Notwithstanding any other provision or language in this Agreement or any other
agreement or undertaking by Employee, in the event of a Change of Control
Termination, there shall be no prohibition or restriction with respect to
Employee's subsequent activities and Employee shall be free to pursue any
commercial activity, including any which is directly or indirectly competitive
with, or involves any recruitment with respect to, any part of the Corporation's
business, including but not limited to the Corporation's customers, vendors,
suppliers and employees.


<PAGE>

     6.4) Interest. In the event the Corporation does not make timely payment of
the Change of Control Termination amounts described in Section 6.2, Employee
shall be entitled to receive interest on any unpaid amount at the prime rate of
interest (or such comparable index as may be adopted) established from time to
time by the Norwest Bank Minnesota, N.A., Minneapolis, Minnesota.

     6.5) Attorneys' Fees. In the event Employee incurs any legal expense to
enforce or defend his rights under Article 6 of this Agreement, or to recover
damages for breach thereof, Employee shall be entitled to recover from the
Corporation any reasonable expenses for attorneys' fees and disbursements
incurred.

     6.6) Definitions. For purposes of this Article 6, the following definitions
shall be applied:

          (a)  "Continuing Directors" shall mean the directors of the
               Corporation as of the date of execution of this Agreement and any
               new director whose election to the Board of Directors or
               nomination for election to the Board of Directors is approved by
               a vote of at least two-thirds (2/3) of the directors as of the
               date of execution of this Agreement who are then still in office.

          (b)  "Change of Control" shall mean any of the following events unless
               approved in advance by a majority of the Continuing Directors:

               (i)  the acquisition of direct or indirect beneficial ownership
                    (as defined in Rule 13d-3 under the Securities Exchange Act
                    of 1934) in the aggregate of securities of the Corporation
                    representing twenty percent (20%) or more of the total
                    combined voting power of the Corporation's then issued and
                    outstanding securities by any person or entity, or group of
                    associated persons or entities acting in concert, except for
                    the officers and directors of the Company as of the date
                    this agreement is executed; or

               (ii) a merger or consolidation to which the Corporation is a
                    party if the individuals and entities who were shareholders
                    of the Corporation immediately prior to the effective date
                    of such merger or consolidation have beneficial ownership
                    (as defined in Rule 13d-3 under the Securities Exchange Act
                    of 1934) of less than fifty percent (50%) of the total
                    combined voting power for election of directors of the
                    surviving corporation following the effective date of such
                    merger or consolidation; or

               (iii) the sale of the properties and assets of the Corporation,
                    substantially as an entirety, to any person or entity which
                    is not a wholly-owned subsidiary of the Corporation; or

<PAGE>

               (iv) the consummation of a plan of complete liquidation of the
                    Corporation or of an agreement for the sale or disposition
                    by the Corporation of all or substantially all of the
                    Corporation's business or assets; or

               (v)  a change in the composition of the Corporation's Board of
                    Directors at any time after the execution of this Agreement
                    such that the Continuing Directors cease for any reason to
                    constitute at least a seventy percent (70%) majority of the
                    Board.

          (c)  "Change of Control Termination" shall mean with respect to
               Employee, any of the following events occurring within two (2)
               years after a Change of Control:

               (i)  Termination of Employee's employment by the Corporation for
                    any reason, other than pursuant to Section 4.1(a) or (c),
                    except for conduct by Employee constituting a felony; or

               (ii) Termination of employment with the Corporation by Employee
                    pursuant to Section 6.1. A Change of Control Termination by
                    Employee shall not include termination by reason of death.
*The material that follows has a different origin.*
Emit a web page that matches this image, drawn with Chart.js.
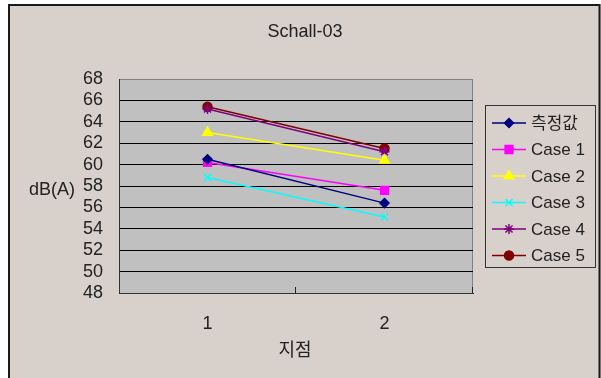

          (d)  "Good Reason" shall mean a good faith determination by Employee,
               in Employee's sole and absolute judgment, that one or more of the
               following events has occurred, without Employee's express written
               consent, after a Change of Control:

               (i)  A change in Employee's reporting responsibilities, titles or
                    offices as in effect immediately prior to the Change of
                    Control, or any removal of Employee from, or any failure to
                    re-elect Employee to, any of such positions, which has the
                    effect of diminishing Employee's responsibility or
                    authority;

               (ii) A reduction by the Corporation in Employee's Base Salary or
                    Annual Bonus as in effect immediately prior to the Change of
                    Control or as the same may be increased from time to time;

               (iii) The Corporation requiring Employee to be based anywhere
                    other than within twenty-five (25) miles of Employee's job
                    location at the time of the Change of Control;


<PAGE>

               (iv) Without replacement by a plan, program, or arrangement
                    providing benefits to Employee of the Corporation and its
                    subsidiaries equal to or greater than those discontinued or
                    adversely affected, the failure by the Corporation to
                    continue in effect, within its maximum stated term, any
                    pension, bonus, incentive, stock ownership, purchase,
                    option, life insurance, health, accident, disability, or any
                    other employee compensation or benefit plan, program or
                    arrangement, in which Employee is participating immediately
                    prior to a Change of Control or the taking of any action by
                    the Corporation that would adversely affect Employee's
                    participation or materially reduce Employee's benefits under
                    any of such plans, programs or arrangements;

               (v)  The taking of any action by the Corporation that would
                    materially or adversely affect the physical conditions
                    existing at the time of the Change of Control in or under
                    which Employee performs his employment duties;

               (vi) The taking of any action by the Corporation that would
                    materially change the Corporation's business strategies or
                    practices existing at the time of the Change of Control,
                    including but not limited to changes in the types and brands
                    of products offered, advertising and promotion programs,
                    employment policies, and the segment to which the
                    Corporation markets its products; or

               (vii) Termination of employment by the Corporation of any of the
                    officers or administrative support staff of the Corporation
                    or any of its subsidiaries who held such positions at the
                    time of the Change of Control.



<PAGE>

                                    ARTICLE 7
                                  MISCELLANEOUS

     7.1) Severability. If any term or provision of this Agreement shall be held
to be invalid or unenforceable for any reason, such term or provision shall be
ineffective to the extent of such invalidity or unenforceability without
invalidating the remaining terms or provisions of this Agreement. Without in any
way limiting the generality of the foregoing, if any provision of Article 5
shall be determined by any court of competent jurisdiction to be unenforceable
by reason of its extending for too long a period of time or over too great a
geographical area, such provision shall be interpreted to extend over only the
maximum period of time during which it may be enforced and to apply only to the
maximum geographical area in which it may be enforced, as the case may be.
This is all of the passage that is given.